# Very premature brush wear! Please help :(



## major (Apr 4, 2008)

It is good you inspected and found this as if left unattended it would have caused a lot worse damage. I don't know the cause for sure, but first suspect would be the replacement brushes themselves. Good quality? Proper grade? I'd check back with the place that sold you the brushes. I think they should have been H-100 grade.


----------



## favguy (May 2, 2008)

Hi Major,

They struggled to find the size, so I suspect they are the only option they had. I'll probably have to buy a set for a warp 9 and machine them down to fit in order to get an EV suitable grade (assuming that's the problem!)

Any thoughts on why there is such a huge difference in wear on the rear set though?


----------



## major (Apr 4, 2008)

favguy said:


> Hi Major,
> 
> They struggled to find the size, so I suspect they are the only option they had. I'll probably have to buy a set for a warp 9 and machine them down to fit in order to get an EV suitable grade (assuming that's the problem!)
> 
> Any thoughts on why there is such a huge difference in wear on the rear set though?


I see this to a lesser degree occasionally. Not sure why. Mechanical difference on the comm? Surface finish difference? High bar? High mica? Or electrical? Difference in path resistance? Circulating currents across brush face (split brushes might help)? Too much advance (12º sounds like a lot)? Proper break-in? Contaminate? Any silicone in there?


----------



## favguy (May 2, 2008)

No silicon and the comm. seems good, no high spots. I suppose the rear brushes come off the nearby bus bar first, so maybe get more current? I wouldn't really be too worried about them wearing a bit faster if it was after 50K or so! 

12 degree advance was to allow me to run at up to 156v later when I upgrade the pack, didn't think it would harm at 120v. Can brush advance cause premature brush wear then? (All Netgains run at 12 degrees after all).

Do you happen to know if you can get the split brushes made to size? 

Thanks for the help.


----------



## dragonsgate (May 19, 2012)

Can you get a picture of the commutater?


----------



## kennybobby (Aug 10, 2012)

If you have some calipers with inside jaws you might measure the aperature gap at the front edge and rear. Then measure brush thickness and compare to the gap to see if the rear brush is held tighter and not so free to slide.

Are the springs wound with the same number of turns--a tighter spring might cause higher brush wear.


----------



## favguy (May 2, 2008)

Hi,

It's difficult to get a picture of the comm. in situ, but It looks and feels OK.

The brushes are all equally free to slide up and down, nothing is tight or sticking.

I have got a reference from the brushes in question, LFC3, will this be the grade? and if so, does anybody know if it's correct for EV use?

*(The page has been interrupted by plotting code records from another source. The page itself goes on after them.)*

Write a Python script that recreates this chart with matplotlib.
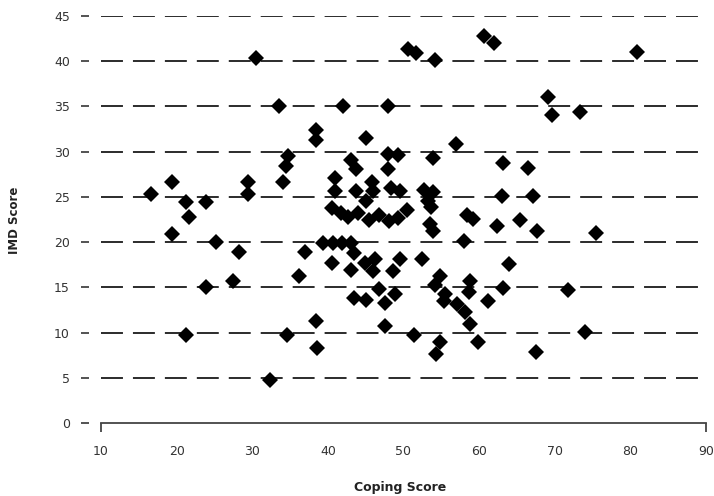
import matplotlib.pyplot as plt

plt.rcParams['font.family'] = ['DejaVu Sans']
plt.rcParams['lines.scale_dashes'] = False

# coping score vs IMD score
coping = [16.6, 19.4, 19.4, 21.2, 21.7, 21.2, 23.9, 23.9, 25.2, 27.4,
          28.3, 29.4, 29.4, 30.5, 32.4, 33.5, 34.0, 34.5, 34.7, 34.6,
          36.2, 37.0, 38.4, 38.4, 38.4, 38.6,
          39.4, 40.7, 41.9, 43.1, 43.4, 40.6, 43.1, 43.4, 41.0, 41.0,
          42.0, 43.1, 43.7, 43.7,
          40.6, 41.8, 42.6, 44.0, 45.4, 46.8, 48.1, 49.3, 50.4, 45.1,
          45.0, 45.9, 46.0, 47.9, 49.3, 47.9, 48.3, 49.5, 52.7, 53.9,
          53.2, 53.7, 53.9, 53.5, 53.9, 44.9, 46.2, 46.0, 48.6, 49.5,
          52.5, 46.7, 45.0, 47.5, 48.9, 47.5, 51.4, 54.8, 54.2, 55.5,
          55.3, 54.8, 54.3, 50.6, 51.6, 54.2, 48.0,
          57.0, 58.0, 58.4, 59.2, 58.8, 58.6, 57.1, 58.1, 58.8, 59.9,
          61.2, 60.6, 62.0, 62.4, 63.0, 63.2, 63.1, 63.9, 65.4, 66.5,
          67.1, 67.6, 67.5, 69.1, 69.6, 71.8, 73.4, 74.0, 75.5, 80.9]
imd = [25.3, 26.6, 20.9, 24.4, 22.8, 9.7, 24.4, 15.0, 20.0, 15.7,
       18.9, 26.6, 25.3, 40.4, 4.8, 35.1, 26.6, 28.45, 29.5, 9.7,
       16.2, 18.9, 32.4, 31.3, 11.3, 8.3,
       19.9, 19.9, 19.9, 19.9, 18.8, 17.7, 16.9, 13.8, 27.1, 25.7,
       35.1, 29.1, 28.1, 25.7,
       23.8, 23.2, 22.8, 23.2, 22.5, 23.0, 22.3, 22.7, 23.5, 24.5,
       31.5, 26.7, 25.6, 29.7, 29.6, 28.1, 26.0, 25.7, 25.8, 25.5,
       24.5, 23.9, 29.3, 22.0, 21.2, 17.7, 18.1, 16.8, 16.8, 18.1,
       18.1, 14.8, 13.6, 13.3, 14.3, 10.7, 9.7, 16.2, 15.3, 14.3,
       13.5, 9.0, 7.6, 41.4, 40.9, 40.1, 35.1,
       30.9, 20.1, 23.0, 22.6, 15.7, 14.5, 13.2, 12.3, 11.0, 9.0,
       13.5, 42.8, 42.0, 21.8, 25.1, 28.7, 14.9, 17.6, 22.5, 28.2,
       25.1, 21.2, 7.8, 36.0, 34.05, 14.7, 34.4, 10.1, 21.0, 41.0]

x_ticks = [10, 20, 30, 40, 50, 60, 70, 80, 90]
y_ticks = [0, 5, 10, 15, 20, 25, 30, 35, 40, 45]

fig = plt.figure(figsize=(7.14, 4.96), dpi=100)
ax = fig.add_axes([101/714, 1 - 423/496, 605/714, 407/496])

# dashed horizontal guide lines
for v in y_ticks[1:]:
    ax.axhline(v, color='#1a1a1a', lw=1.3, linestyle=(0, (15.8, 7.2)), zorder=1)

ax.plot(coping, imd, 'D', color='black', ms=8.2, mew=0, zorder=3)

ax.set_xlim(10, 90)
ax.set_ylim(0, 45)
ax.set_xticks(x_ticks)
ax.set_yticks(y_ticks)

for s in ['top', 'right']:
    ax.spines[s].set_visible(False)
ax.spines['left'].set_position(('outward', 8.6))
ax.spines['left'].set_color('none')
ax.spines['bottom'].set_color('#444444')
ax.spines['bottom'].set_linewidth(1.3)

ax.tick_params(axis='x', length=6.5, width=1.3, color='#444444', direction='out',
               pad=9, labelsize=9, labelcolor='#333333')
ax.tick_params(axis='y', length=5.8, width=1.3, color='#444444', pad=8,
               labelsize=9, labelcolor='#333333')

# only the two end ticks on the x axis keep their mark
for t in ax.xaxis.get_major_ticks()[1:-1]:
    t.tick1line.set_visible(False)

fig.text(14/714, 1 - 220/496, 'IMD Score', rotation=90, ha='center', va='center',
         fontsize=8.5, fontweight='bold', color='#222222')
fig.text(400/714, 1 - 487/496, 'Coping Score', ha='center', va='center',
         fontsize=9, fontweight='bold', color='#222222')

fig.savefig('out.png', dpi=100)
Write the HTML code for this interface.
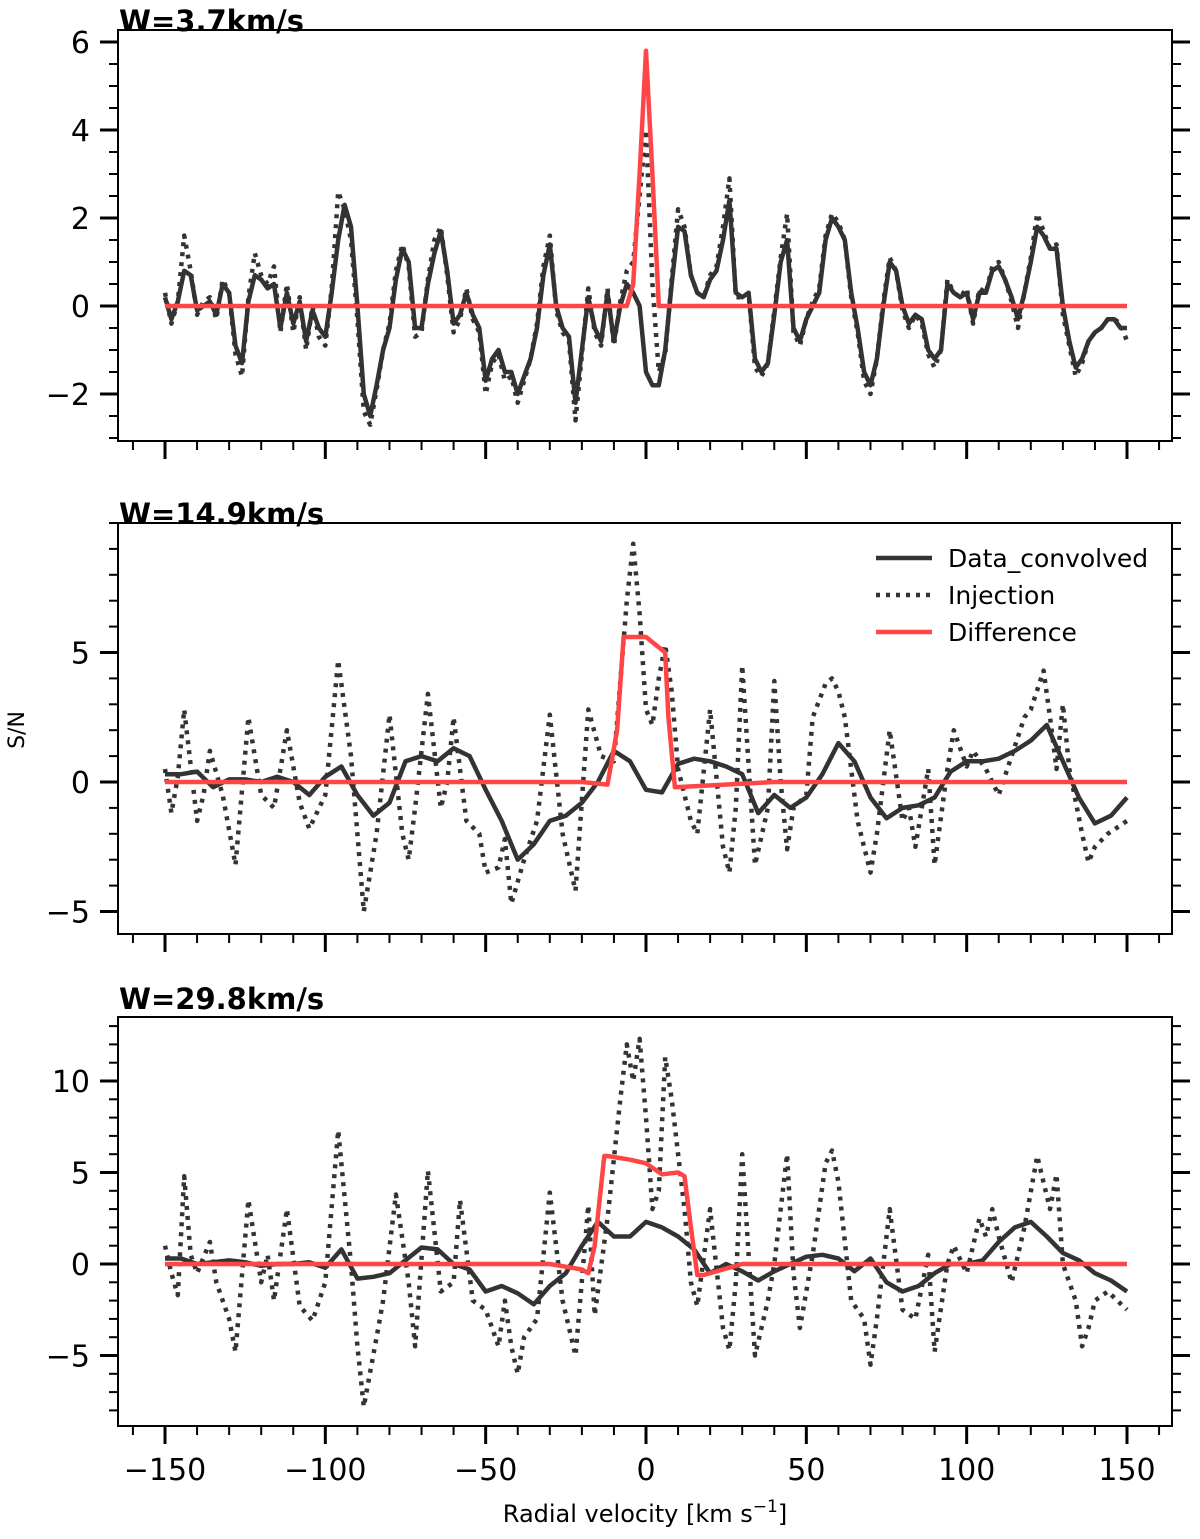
<!DOCTYPE html>
<html><head><meta charset="utf-8"><style>
body{margin:0;background:#fff}
svg{display:block;font-family:"DejaVu Sans","Liberation Sans",sans-serif}
</style></head><body>
<svg id="chart" width="1200" height="1539"></svg>
<script>
// Panel 1 (W=3.7km/s)
const p1DataX=[-150,-148,-146,-144,-142,-140,-138,-136,-134,-132,-130,-128,-126,-124,-122,-120,-118,-116,-114,-112,-110,-108,-106,-104,-102,-100,-98,-96,-94,-92,-90,-88,-86,-84,-82,-80,-78,-76,-74,-72,-70,-68,-66,-64,-62,-60,-58,-56,-54,-52,-50,-48,-46,-44,-42,-40,-38,-36,-34,-32,-30,-28,-26,-24,-22,-20,-18,-16,-14,-12,-10,-8,-6,-4,-2,0,2,4,6,8,10,12,14,16,18,20,22,24,26,28,30,32,34,36,38,40,42,44,46,48,50,52,54,56,58,60,62,64,66,68,70,72,74,76,78,80,82,84,86,88,90,92,94,96,98,100,102,104,106,108,110,112,114,116,118,120,122,124,126,128,130,132,134,136,138,140,142,144,146,148,150];
const p1DataY=[0.2,-0.3,0.1,0.8,0.7,-0.1,0,0.1,-0.2,0.5,0.3,-0.9,-1.3,0.1,0.7,0.6,0.4,0.5,-0.5,0.3,-0.4,0.1,-0.8,-0.1,-0.5,-0.7,0.3,1.5,2.3,1.8,0,-2,-2.5,-1.8,-1,-0.5,0.6,1.3,1,-0.5,-0.5,0.5,1.2,1.7,0.8,-0.4,-0.2,0.3,-0.2,-0.5,-1.7,-1.2,-1.0,-1.5,-1.5,-2,-1.6,-1.2,-0.5,0.7,1.4,0,-0.5,-0.7,-2.2,-1,0.2,-0.5,-0.8,0.3,-0.8,0,0.5,0.3,0,-1.5,-1.8,-1.8,-1,0.5,1.8,1.7,0.7,0.3,0.2,0.6,0.8,1.5,2.4,0.3,0.2,0.3,-1.2,-1.5,-1.3,-0.2,1.0,1.5,-0.5,-0.8,-0.3,0,0.3,1.5,2.0,1.8,1.5,0.3,-0.5,-1.5,-1.8,-1.2,0,1.0,0.8,0,-0.4,-0.2,-0.3,-1.0,-1.2,-1.0,0.5,0.3,0.2,0.3,-0.3,0.3,0.3,0.8,0.9,0.6,0.2,-0.3,0.3,1.0,1.8,1.6,1.3,1.3,0,-0.8,-1.4,-1.2,-0.8,-0.6,-0.5,-0.3,-0.3,-0.5,-0.5];
const p1InjX=p1DataX;
const p1InjY=[0.3,-0.4,0.1,1.6,0.8,-0.2,0.1,0.2,-0.3,0.6,0.3,-1.1,-1.6,0.2,1.2,0.7,0.5,0.9,-0.6,0.5,-0.6,0.2,-1.0,0,-0.7,-0.9,0.4,2.6,2.2,1.5,-0.3,-2.4,-2.7,-1.9,-1,-0.4,0.8,1.4,0.9,-0.7,-0.6,0.6,1.5,1.8,0.7,-0.6,-0.3,0.4,-0.3,-0.6,-2.0,-1.3,-1.1,-1.7,-1.6,-2.2,-1.7,-1.2,-0.4,0.9,1.6,-0.1,-0.6,-0.8,-2.6,-1.1,0.4,-0.6,-0.9,0.4,-0.9,0.1,0.8,1.0,2.5,4.0,0.5,-1.5,-1.1,0.6,2.2,1.8,0.7,0.3,0.2,0.7,0.9,1.8,2.9,0.2,0.2,0.3,-1.4,-1.6,-1.3,-0.1,1.1,2.1,-0.6,-0.9,-0.3,0.1,0.4,1.6,2.1,1.9,1.5,0.2,-0.6,-1.7,-2.0,-1.2,0.1,1.1,0.8,-0.1,-0.5,-0.2,-0.4,-1.1,-1.4,-1.0,0.6,0.3,0.2,0.4,-0.4,0.4,0.3,0.9,1.0,0.6,0.1,-0.5,0.3,1.1,2.1,1.7,1.3,1.4,-0.2,-0.9,-1.6,-1.3,-0.8,-0.6,-0.5,-0.3,-0.3,-0.4,-0.8];
const p1DiffX=[-150,-6,-4,-2,0,2,4,6,150];
const p1DiffY=[0,0,0.5,3,5.8,3,0,0,0];
// Panel 2 (W=14.9km/s)
const p2DataX=[-150,-145,-140,-135,-130,-125,-120,-115,-110,-105,-100,-95,-90,-85,-80,-75,-70,-65,-60,-55,-50,-45,-40,-35,-30,-25,-20,-15,-10,-5,0,5,10,15,20,25,30,35,40,45,50,55,60,65,70,75,80,85,90,95,100,105,110,115,120,125,130,135,140,145,150];
const p2DataY=[0.3,0.3,0.4,-0.2,0.1,0.1,0,0.2,0,-0.5,0.2,0.6,-0.5,-1.3,-0.8,0.8,1.0,0.8,1.3,1.0,-0.3,-1.5,-3.0,-2.4,-1.5,-1.3,-0.8,0,1.2,0.8,-0.3,-0.4,0.7,0.9,0.8,0.6,0.3,-1.2,-0.5,-1.0,-0.6,0.3,1.5,0.8,-0.6,-1.4,-1.0,-0.9,-0.6,0.4,0.8,0.8,0.9,1.2,1.6,2.2,0.8,-0.6,-1.6,-1.3,-0.6];
const p2InjX=[-150,-148,-146,-144,-140,-138,-136,-132,-128,-124,-120,-116,-112,-108,-105,-100,-96,-92,-88,-84,-80,-76,-74,-72,-68,-64,-62,-60,-56,-52,-50,-46,-44,-42,-38,-34,-30,-26,-22,-18,-14,-10,-6,-4,-2,0,2,4,6,8,10,14,16,20,24,26,28,30,34,38,40,42,44,46,50,52,56,58,60,62,66,70,72,76,80,82,84,88,90,94,96,100,102,106,110,114,118,120,124,126,128,130,132,136,138,140,144,150];
const p2InjY=[0.5,-1.2,0.2,2.8,-1.5,-0.5,1.2,-0.5,-3.2,2.5,-0.5,-1,2.0,-0.8,-1.8,-0.5,4.7,1,-5.0,-2,2.6,-2,-3,-1,3.4,-1,0,2.5,-1.5,-2,-3.5,-3.3,-2.2,-4.7,-3,-1.5,2.6,-2,-4.2,2.8,1.0,0.8,7.0,9.2,6.5,2.8,2.2,4.0,5.3,3.5,0.5,-1.5,-2.0,2.8,-2.5,-3.5,-1,4.5,-3.2,-1,3.9,0,-2.6,-1,-0.5,2.5,3.8,4.0,3.5,2.5,-1.5,-3.5,-2,2.0,-1.5,-1.0,-2.5,0.5,-3.2,0.5,2.0,0.6,1.2,0.5,-0.5,1.0,2.5,2.8,4.3,2.5,0.5,3.0,0.5,-2.0,-3.1,-2.5,-2,-1.5];
const p2DiffX=[-150,-60,-20,-12,-9,-7,0,6,7,9,40,150];
const p2DiffY=[0,0,0,-0.1,2,5.6,5.6,5.0,2.5,-0.2,0,0];
// Panel 3 (W=29.8km/s)
const p3DataX=p2DataX;
const p3DataY=[0.3,0.3,0,0.1,0.2,0.1,-0.1,0,0,0.1,-0.2,0.8,-0.8,-0.7,-0.5,0.2,0.9,0.8,0,-0.3,-1.5,-1.2,-1.6,-2.2,-1.2,-0.5,1,2.3,1.5,1.5,2.3,2.0,1.5,0.8,-0.5,0,-0.4,-0.9,-0.4,0,0.4,0.5,0.3,-0.4,0.3,-1.0,-1.5,-1.2,-0.5,0,0,0.2,1.2,2.0,2.3,1.5,0.6,0.2,-0.5,-0.9,-1.5];
const p3InjX=[-150,-148,-146,-144,-142,-140,-136,-134,-130,-128,-124,-120,-118,-116,-112,-108,-104,-100,-96,-92,-90,-88,-84,-82,-78,-74,-72,-68,-64,-60,-58,-54,-50,-46,-44,-42,-40,-38,-34,-30,-26,-22,-18,-16,-12,-8,-6,-4,-2,0,2,4,6,8,10,12,14,16,20,24,26,28,30,34,38,40,44,46,48,52,56,58,60,64,68,70,72,76,80,84,88,90,94,96,100,104,106,108,110,114,118,122,126,128,130,134,136,138,140,144,150];
const p3InjY=[1,-0.5,-1.7,4.8,0.5,-0.5,1.2,-1,-3,-4.8,3.5,-1,0.5,-2,3,-2.3,-3.1,-1,7.3,0,-4.5,-7.8,-4,-2,3.8,-1,-4.5,5.1,-1.5,-1,3.5,-2,-2.5,-4.5,-2,-4.5,-6.0,-4,-3,3.9,-2,-5,3.2,-2.8,2.5,9,12,10,12.3,8,3,4,11.3,9,6,3,-1,-2.3,3,-3.5,-4.7,-1,6,-5,-2,0,6.0,-0.5,-3.5,0.5,5.5,6.2,4.5,-2,-3,-5.5,-3,3,-2.5,-3,0.5,-4.8,0,1,-0.5,2.5,1.5,3.0,1.5,-1,2,5.9,3,4.9,0,-2,-4.5,-3.5,-2,-1.5,-2.5];
const p3DiffX=[-150,-50,-30,-20,-18,-16,-13,-12,-5,0,5,10,12,14,16,18,30,150];
const p3DiffY=[0,0,0,-0.3,-0.5,1,5.9,5.9,5.7,5.5,4.9,5,4.8,2,-0.6,-0.6,0,0];

const xTicks=[-150,-100,-50,0,50,100,150];
const p1Ticks=[-2,0,2,4,6], p2Ticks=[-5,0,5], p3Ticks=[-5,0,5,10];

const NS="http://www.w3.org/2000/svg";
const svg=document.getElementById('chart');
function mk(tag,attrs,parent){const e=document.createElementNS(NS,tag);for(const k in attrs)e.setAttribute(k,attrs[k]);(parent||svg).appendChild(e);return e;}
const X0=118,X1=1172;
const sx=v=>165+(v+150)*(962/300);
function fmt(v){return v<0?'\u2212'+(-v):''+v;}

function panel(cfg){
  const g=mk('g',{});
  
  
  const sy=v=>cfg.y0+(cfg.pxPer*(-v));
  const clipId='c'+cfg.name;
  const cp=mk('clipPath',{id:clipId},g);
  mk('rect',{x:X0,y:cfg.top,width:X1-X0,height:cfg.bot-cfg.top},cp);
  const lines=mk('g',{'clip-path':'url(#'+clipId+')'},g);
  function path(xs,ys,style,name){
    let d='';for(let i=0;i<xs.length;i++)d+=(i?'L':'M')+sx(xs[i]).toFixed(1)+','+sy(ys[i]).toFixed(1);
    const p=mk('path',Object.assign({d:d,fill:'none','stroke-linejoin':'round'},style),lines);
    
    
  }
  path(cfg.injX,cfg.injY,{stroke:'#333','stroke-width':4.5,'stroke-dasharray':'4,6'},'injection-line');
  path(cfg.dataX,cfg.dataY,{stroke:'#333','stroke-width':4.5},'data-convolved-line');
  path(cfg.diffX,cfg.diffY,{stroke:'#ff4646','stroke-width':4.5},'difference-line');
  const fr=mk('rect',{x:X0,y:cfg.top,width:X1-X0,height:cfg.bot-cfg.top,fill:'none',stroke:'#000','stroke-width':2},g);
  
  
  for(let v=-160;v<=160;v+=10){
    const maj=v%50===0&&Math.abs(v)<=150;
    mk('line',{x1:sx(v),x2:sx(v),y1:cfg.bot,y2:cfg.bot+(maj?18:9),stroke:'#000','stroke-width':maj?3:2},g);
  }
  if(cfg.xlabels){
    for(const v of xTicks){const t=mk('text',{x:sx(v),y:cfg.bot+54,'text-anchor':'middle','font-size':30},g);t.textContent=fmt(v);
      }
  }
  const ymax=(cfg.y0-cfg.top)/cfg.pxPer;
  const start=Math.ceil((-(cfg.bot-cfg.y0)/cfg.pxPer)/cfg.minor)*cfg.minor;
  for(let v=start;v<=ymax+1e-9;v+=cfg.minor){
    const vv=Math.round(v*100)/100;
    const maj=cfg.ticks.includes(vv);
    const y=sy(vv);
    mk('line',{x1:X0,x2:X0-(maj?18:9),y1:y,y2:y,stroke:'#000','stroke-width':maj?3:2},g);
    mk('line',{x1:X1,x2:X1+(maj?18:9),y1:y,y2:y,stroke:'#000','stroke-width':maj?3:2},g);
  }
  for(const v of cfg.ticks){const t=mk('text',{x:90,y:sy(v)+11,'text-anchor':'end','font-size':30},g);t.textContent=fmt(v);
    }
  const tt=mk('text',{x:119,y:cfg.titleY,'font-size':29,'font-weight':'bold'},g);tt.textContent=cfg.title;
  
}
panel({name:'panel-w3p7',top:30,bot:441,y0:306,pxPer:44,minor:0.5,ticks:p1Ticks,title:'W=3.7km/s',titleY:31,
  dataX:p1DataX,dataY:p1DataY,injX:p1InjX,injY:p1InjY,diffX:p1DiffX,diffY:p1DiffY,xlabels:false});
panel({name:'panel-w14p9',top:523,bot:934,y0:782,pxPer:25.9,minor:1,ticks:p2Ticks,title:'W=14.9km/s',titleY:524,
  dataX:p2DataX,dataY:p2DataY,injX:p2InjX,injY:p2InjY,diffX:p2DiffX,diffY:p2DiffY,xlabels:false});
panel({name:'panel-w29p8',top:1017,bot:1426,y0:1264,pxPer:18.3,minor:1,ticks:p3Ticks,title:'W=29.8km/s',titleY:1009,
  dataX:p3DataX,dataY:p3DataY,injX:p3InjX,injY:p3InjY,diffX:p3DiffX,diffY:p3DiffY,xlabels:true});
</script>
<script>
(function(){
const NS="http://www.w3.org/2000/svg";const svg=document.getElementById('chart');
function mk(tag,attrs){const e=document.createElementNS(NS,tag);for(const k in attrs)e.setAttribute(k,attrs[k]);svg.appendChild(e);return e;}
const lg=[['Data_convolved',{}],['Injection',{'stroke-dasharray':'4,6'}],['Difference',{}]];
const cols=['#333','#333','#ff4646'];
lg.forEach((l,i)=>{
  const y=558+i*37;
  const ln=mk('line',Object.assign({x1:876,x2:932,y1:y,y2:y,stroke:cols[i],'stroke-width':4.5},l[1]));
  
  
  const t=mk('text',{x:948,y:y+9,'font-size':25});t.textContent=l[0];
  
  
});
const yl=mk('text',{x:24,y:730,'font-size':22,'text-anchor':'middle',transform:'rotate(-90 24 730)'});yl.textContent='S/N';


const xl=mk('text',{x:645,y:1522,'font-size':24,'text-anchor':'middle'});
xl.innerHTML='Radial velocity [km s<tspan dy="-10" font-size="17">\u22121</tspan><tspan dy="10">]</tspan>';


})();
</script>
</body></html>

Edit: Found the following online regarding LFC brush grades,

*LFC 
SOFT GRAPHITE BRUSHES​*The base constituent is purified natural graphite or previously ground artificial graphite, then mixed with other
constituents in well defined quantities, agglomerated with appropriate binders and fired in order to coke the
binder.​*Main character​*Soft, plastic brushes having very good resistance to shock and mechanical vibration. Generally they have
good cleaning properties.​*Principal applications​*Steel and stainless steel rings for high speed synchronous machines.​*Limit of application​*Brush current density:10 to 13 A/cm​​​​​​​​​2 (maximum).
Admissible peripheral speed: 65 to 90 m/s (even to 100 m/s).


​


----------



## favguy (May 2, 2008)

OK, I think the brushes are the culprit here, after further reading, it would appear this grade of brush isn't suitable for DC traction applications. It's too soft, supposed to run at a lower spring tension than we have on our DC motors and can't handle the current levels we use either . It's a good job I'm light footed, or I'd probably have blown them up, on closer inspection there is actually heat damage to the brush I've looked at where the wires are pressed in).

It seems my brush supplier found me brushes that physically fitted with no regard to the composition or intended use!! Bad show


----------



## major (Apr 4, 2008)

What you want is Electrographitic grade H100 which may have been superseded by T300. Or just insist on the same as used in the WarP9. But a soft graphite for steel slip ring applications would be totally wrong  

Again, good catch  Letting those go to the point where they lost contact from wearing to short would have caused major damage to the comm.


----------



## favguy (May 2, 2008)

Yeah, I should be really annoyed with the supplier, but I'm just pleased it's nothing more serious and I spotted it in time. Good job I didn't get round to hiding it away under a cover band sooner or I might have known nothing until the motor was trashed!

Thanks again for your input


----------